[Start of DATA ROWS]

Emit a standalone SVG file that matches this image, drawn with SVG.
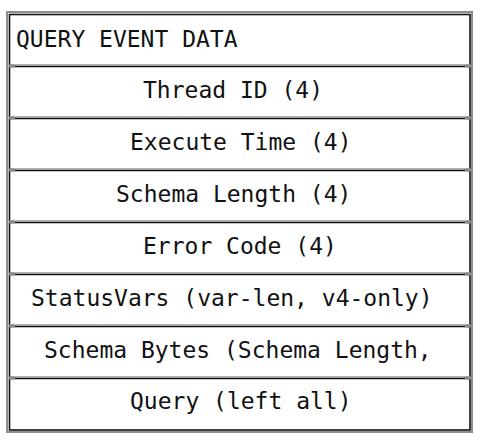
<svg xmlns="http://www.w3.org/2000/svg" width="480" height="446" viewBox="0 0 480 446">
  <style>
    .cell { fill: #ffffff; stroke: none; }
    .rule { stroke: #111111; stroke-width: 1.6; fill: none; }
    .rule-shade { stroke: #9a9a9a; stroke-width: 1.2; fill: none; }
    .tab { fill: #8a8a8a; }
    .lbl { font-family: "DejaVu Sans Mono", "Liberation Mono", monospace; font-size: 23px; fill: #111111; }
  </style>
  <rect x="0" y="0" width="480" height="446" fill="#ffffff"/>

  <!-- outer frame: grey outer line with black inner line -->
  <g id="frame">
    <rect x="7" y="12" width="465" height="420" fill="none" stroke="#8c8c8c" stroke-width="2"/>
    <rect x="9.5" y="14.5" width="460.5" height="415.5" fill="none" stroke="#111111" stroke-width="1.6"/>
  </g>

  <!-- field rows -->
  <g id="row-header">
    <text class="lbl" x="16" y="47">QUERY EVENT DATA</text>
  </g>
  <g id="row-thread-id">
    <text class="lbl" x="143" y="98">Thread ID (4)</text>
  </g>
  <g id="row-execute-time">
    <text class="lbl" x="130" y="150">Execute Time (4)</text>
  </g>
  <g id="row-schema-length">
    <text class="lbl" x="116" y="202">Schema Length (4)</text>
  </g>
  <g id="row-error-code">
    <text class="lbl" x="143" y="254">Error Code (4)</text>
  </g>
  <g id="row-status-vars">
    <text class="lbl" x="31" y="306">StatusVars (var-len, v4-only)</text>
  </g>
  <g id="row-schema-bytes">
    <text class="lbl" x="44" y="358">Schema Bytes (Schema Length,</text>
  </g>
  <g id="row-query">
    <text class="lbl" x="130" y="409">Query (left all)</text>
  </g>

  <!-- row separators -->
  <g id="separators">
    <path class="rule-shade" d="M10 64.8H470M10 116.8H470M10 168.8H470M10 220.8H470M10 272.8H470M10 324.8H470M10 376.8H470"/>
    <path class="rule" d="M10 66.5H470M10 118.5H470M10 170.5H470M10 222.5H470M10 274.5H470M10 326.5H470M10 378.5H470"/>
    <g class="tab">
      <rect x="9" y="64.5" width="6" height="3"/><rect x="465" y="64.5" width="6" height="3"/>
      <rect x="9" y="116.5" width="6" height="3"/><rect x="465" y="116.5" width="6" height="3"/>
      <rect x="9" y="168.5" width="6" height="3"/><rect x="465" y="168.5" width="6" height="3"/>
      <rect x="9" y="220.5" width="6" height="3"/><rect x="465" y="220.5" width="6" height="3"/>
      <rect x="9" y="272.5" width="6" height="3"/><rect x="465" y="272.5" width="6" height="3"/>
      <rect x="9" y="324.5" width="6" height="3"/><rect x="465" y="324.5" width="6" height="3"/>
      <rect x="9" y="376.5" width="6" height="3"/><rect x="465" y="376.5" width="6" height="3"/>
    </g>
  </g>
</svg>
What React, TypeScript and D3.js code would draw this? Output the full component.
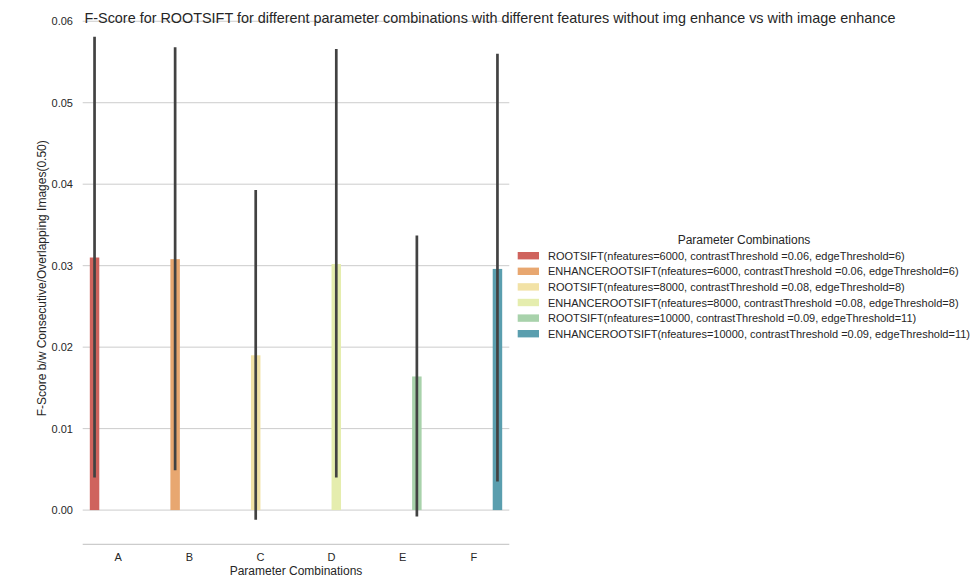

[End of DATA ROWS]

§ **YOUR OBJECTIVE**
Reproduce the entries above without change, omitting all pictures.

§ **TASK ANSWER**
Emit a standalone SVG file that matches this image, drawn with SVG.
<svg xmlns="http://www.w3.org/2000/svg" width="480" height="446" viewBox="0 0 480 446">
  <style>
    .cell { fill: #ffffff; stroke: none; }
    .rule { stroke: #111111; stroke-width: 1.6; fill: none; }
    .rule-shade { stroke: #9a9a9a; stroke-width: 1.2; fill: none; }
    .tab { fill: #8a8a8a; }
    .lbl { font-family: "DejaVu Sans Mono", "Liberation Mono", monospace; font-size: 23px; fill: #111111; }
  </style>
  <rect x="0" y="0" width="480" height="446" fill="#ffffff"/>

  <!-- outer frame: grey outer line with black inner line -->
  <g id="frame">
    <rect x="7" y="12" width="465" height="420" fill="none" stroke="#8c8c8c" stroke-width="2"/>
    <rect x="9.5" y="14.5" width="460.5" height="415.5" fill="none" stroke="#111111" stroke-width="1.6"/>
  </g>

  <!-- field rows -->
  <g id="row-header">
    <text class="lbl" x="16" y="47">QUERY EVENT DATA</text>
  </g>
  <g id="row-thread-id">
    <text class="lbl" x="143" y="98">Thread ID (4)</text>
  </g>
  <g id="row-execute-time">
    <text class="lbl" x="130" y="150">Execute Time (4)</text>
  </g>
  <g id="row-schema-length">
    <text class="lbl" x="116" y="202">Schema Length (4)</text>
  </g>
  <g id="row-error-code">
    <text class="lbl" x="143" y="254">Error Code (4)</text>
  </g>
  <g id="row-status-vars">
    <text class="lbl" x="31" y="306">StatusVars (var-len, v4-only)</text>
  </g>
  <g id="row-schema-bytes">
    <text class="lbl" x="44" y="358">Schema Bytes (Schema Length,</text>
  </g>
  <g id="row-query">
    <text class="lbl" x="130" y="409">Query (left all)</text>
  </g>

  <!-- row separators -->
  <g id="separators">
    <path class="rule-shade" d="M10 64.8H470M10 116.8H470M10 168.8H470M10 220.8H470M10 272.8H470M10 324.8H470M10 376.8H470"/>
    <path class="rule" d="M10 66.5H470M10 118.5H470M10 170.5H470M10 222.5H470M10 274.5H470M10 326.5H470M10 378.5H470"/>
    <g class="tab">
      <rect x="9" y="64.5" width="6" height="3"/><rect x="465" y="64.5" width="6" height="3"/>
      <rect x="9" y="116.5" width="6" height="3"/><rect x="465" y="116.5" width="6" height="3"/>
      <rect x="9" y="168.5" width="6" height="3"/><rect x="465" y="168.5" width="6" height="3"/>
      <rect x="9" y="220.5" width="6" height="3"/><rect x="465" y="220.5" width="6" height="3"/>
      <rect x="9" y="272.5" width="6" height="3"/><rect x="465" y="272.5" width="6" height="3"/>
      <rect x="9" y="324.5" width="6" height="3"/><rect x="465" y="324.5" width="6" height="3"/>
      <rect x="9" y="376.5" width="6" height="3"/><rect x="465" y="376.5" width="6" height="3"/>
    </g>
  </g>
</svg>
What React, TypeScript and D3.js code would draw this? Output the full component.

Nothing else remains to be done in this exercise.